There are two ways you can choose to see Australian wildlife. The first is to take the usual guided tourist buses, where they take you to farms and let you get up close and personal with koalas and kangaroos – domesticated animals bred purely for the pleasure of tourists.
The second and more interesting way is to go on private tours with genuine conservation scientists and naturalists who will let you tag along on their regular outings to record measurement and observe the animals. You don’t get to touch the animals. You observe them wild and from a distance through binoculars. There’s not much talking, and when there is it’s always in hushed David Attenborough style so you don’t scare away the wildlife. Oh and you will WALK. A LOT. You will get muddy. You will get dusty.

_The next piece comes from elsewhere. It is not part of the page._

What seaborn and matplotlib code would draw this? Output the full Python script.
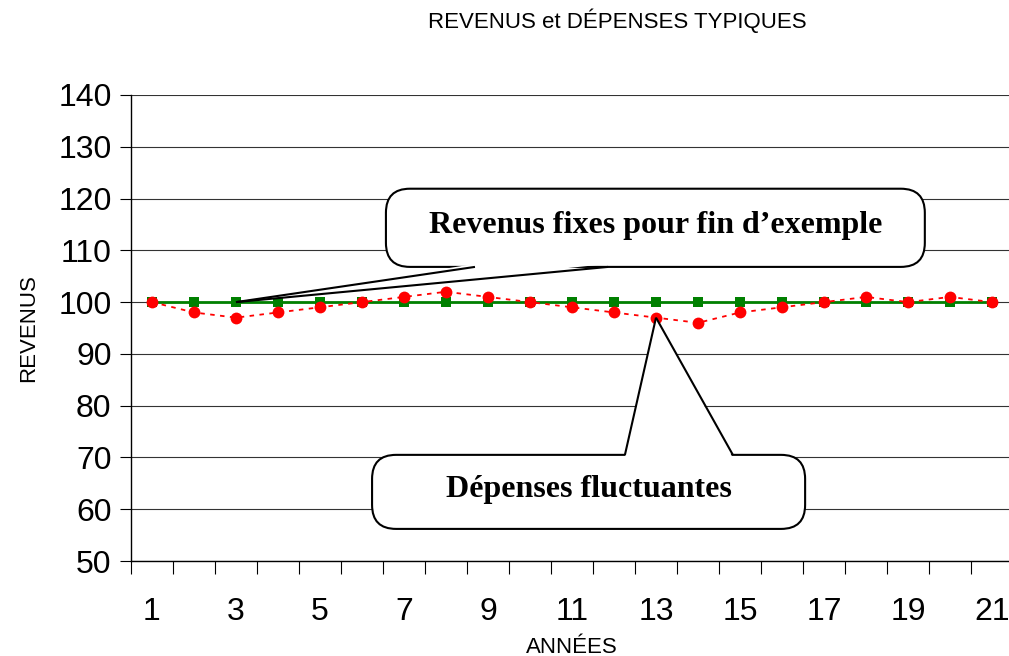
import numpy as np
import pandas as pd
import seaborn as sns
import matplotlib
matplotlib.use("Agg")
import matplotlib.pyplot as plt
from matplotlib.patches import FancyBboxPatch, Polygon
from matplotlib.transforms import IdentityTransform

years = list(range(1, 22))
revenus = [100] * 21
depenses = [100, 98, 97, 98, 99, 100, 101, 102, 101, 100, 99, 98, 97, 96, 98, 99, 100, 101, 100, 101, 100]
tick_labels = [str(v) if v % 2 == 1 else "" for v in years]

title = "REVENUS et DÉPENSES TYPIQUES"
ylabel = "REVENUS"
xlabel = "ANNÉES"
note_rev = "Revenus fixes pour fin d\u2019exemple"
note_dep = "Dépenses fluctuantes"

sns.set_theme(style="white")
plt.rcParams["font.family"] = ["Liberation Sans", "DejaVu Sans"]
plt.rcParams["text.color"] = "black"
plt.rcParams["axes.labelcolor"] = "black"
plt.rcParams["xtick.color"] = "black"
plt.rcParams["ytick.color"] = "black"

fig = plt.figure(figsize=(10.09, 6.56), dpi=100)
ax = fig.add_axes([0.1298, 0.1448, 0.8742, 0.7104])

df = pd.DataFrame({"year": years, "revenus": revenus, "depenses": depenses})

sns.lineplot(data=df, x="year", y="revenus", ax=ax, color="#008000", lw=2,
             marker="s", markersize=7, markeredgewidth=0, zorder=3)
sns.lineplot(data=df, x="year", y="depenses", ax=ax, color="#ff0000", lw=1.3,
             linestyle=(0, (2.5, 3)), marker="o", markersize=8.5, markeredgewidth=0, zorder=4)

ax.set_xlim(0.5, 21.5)
ax.set_ylim(50, 140)
ax.set_yticks(range(50, 141, 10))
ax.yaxis.grid(True, color="#333333", lw=0.8)
ax.xaxis.grid(False)
ax.set_xticks(years)
ax.set_xticklabels(tick_labels)
ax.set_xticks(np.arange(0.5, 22, 1), minor=True)
ax.tick_params(axis="x", which="major", length=0, pad=26, labelsize=23, labelcolor="black")
ax.tick_params(axis="x", which="minor", length=9, width=0.8, direction="out", color="black", bottom=True)
ax.tick_params(axis="y", which="major", length=8, width=0.8, direction="out", color="black",
               left=True, labelsize=23, pad=6, labelcolor="black")
for s in ["top", "right"]:
    ax.spines[s].set_visible(False)
for s in ["left", "bottom"]:
    ax.spines[s].set_color("black")
    ax.spines[s].set_linewidth(1.0)

ax.set_ylabel(ylabel, fontsize=16, labelpad=14, color="black")
ax.set_xlabel(xlabel, fontsize=16, labelpad=7, color="black")
fig.text(0.612, 0.968, title, ha="center", va="center", fontsize=16, color="black")


def callout(box_xy0, box_xy1, base_x, tip, text, pointer_side):
    T = ax.transData
    (x0, y0) = T.transform(box_xy0)
    (x1, y1) = T.transform(box_xy1)
    bx0 = T.transform((base_x[0], box_xy0[1]))[0]
    bx1 = T.transform((base_x[1], box_xy0[1]))[0]
    tx, ty = T.transform(tip)
    left, right = min(x0, x1), max(x0, x1)
    bot, top = min(y0, y1), max(y0, y1)
    r = 24
    box = FancyBboxPatch((left, bot), right - left, top - bot,
                         boxstyle=f"round,pad=0,rounding_size={r}",
                         transform=IdentityTransform(), facecolor="white",
                         edgecolor="black", lw=1.5, zorder=6, clip_on=False)
    fig.add_artist(box)
    edge_y = bot if pointer_side == "bottom" else top
    inner = 3 if pointer_side == "bottom" else -3
    tri = Polygon([(bx0, edge_y + inner), (bx1, edge_y + inner), (tx, ty)],
                  closed=True, transform=IdentityTransform(), facecolor="white",
                  edgecolor="none", zorder=7, clip_on=False)
    fig.add_artist(tri)
    for bx in (bx0, bx1):
        fig.add_artist(plt.Line2D([bx, tx], [edge_y, ty], transform=IdentityTransform(),
                                  color="black", lw=1.5, zorder=8, solid_capstyle="butt"))
    fig.text((left + right) / 2 / fig.bbox.width, (bot + top) / 2 / fig.bbox.height + 0.004, text,
             ha="center", va="center", fontsize=23, fontweight="bold", color="black",
             family=["Liberation Serif", "DejaVu Serif"], zorder=9)


fig.canvas.draw()
callout((6.57, 121.9), (19.4, 106.8), (8.69, 11.86), (years[2], revenus[2]), note_rev, "bottom")
callout((6.24, 70.5), (16.55, 56.2), (12.26, 14.83), (years[12], depenses[12]), note_dep, "top")

fig.savefig("out.png", dpi=100)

You will definitely get WET. So make sure you’re wearing the right clothing or you will regret it for days.
Guess which one I chose… 😀
First up, a day trip to Phillip Island Nature Park on the southern coast of Australia…
So the Penguin Parade is basically a few hundred penguins waddle onto the beach at Phillip Island and back to their burrows. Presumably they’re coming home to seep after a long day of guzzling fish and swimming around the arctic waters. It only happens at certain times of the year, and always after dark. Visitors are absolutely NOT allowed to take photos, in order to protect the penguins. That’s why I don’t have any pictures of them. Sorry, but the rules are the rules and I wasn’t going to be the one person breaking them.
You Yangs Nature Reserve
Just over an hour away from Melbourne is the You Yangs Regional Park. Home to wild koalas, kangaroos, possums and so much more…
Not far from Geelong and the You Yangs is the Serendip Sanctuary. Owned by the state government of Victoria, it’s used for wildlife research and the captive management and breeding of native species of birdlife under threat of being wiped out. I, however, was going to see the kangaroos.